Coconut water is the liquid obtained from the unripe fruits of the coconut tree. It has seen as substantial increase in popularity over the past couple of years. However, the analyses by QSI, a Tentamus company, revealed that more than a quarter of the products from shops contain undeclared extraneous sugars. As a low-calorie, low sugar and isotonic soft drink coconut water is an obvious alternative for consumers and athletes to the more common sugared soft drinks. Coconut water is also said to exert a health promoting effect due to its constituents like vitamins and minerals, for example potassium. Unlike coconut water, coconut milk is obtained from the pulp of the ripe fruit instead.
Coconut water found in retail markets is usually offered as pure coconut water or with added flavours like lime or Aloe Vera as well as an ingredient of smoothies and fruit juices. Before export, coconut water is often concentrated to reduce weight and reconstituted in the importing country using local water.
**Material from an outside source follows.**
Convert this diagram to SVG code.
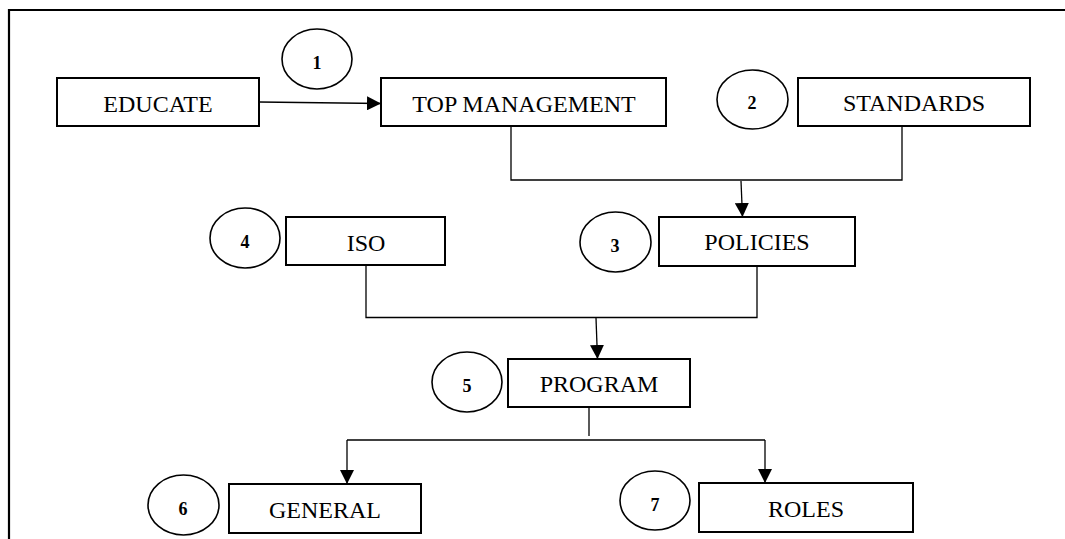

The legal situation in Europe regarding coconut water is not clearly defined and regulated so far. One legal approach could be to use the Council Directive 2001/112/EC relating to fruit juices and certain similar products intended for human consumption in conjunction with Directive 2012/12/EU, which is an amendment to the before mentioned council directive.
The detection of additions of corn or cane sugar is possible by means of isotopic ratios of the carbon in the sugars. QSI is using cavity ring down spectroscopy (CRDS) for the analysis. In this technique, the dried sample is first burnt and then the 13C isotope ratio in the combustion gases is analysed.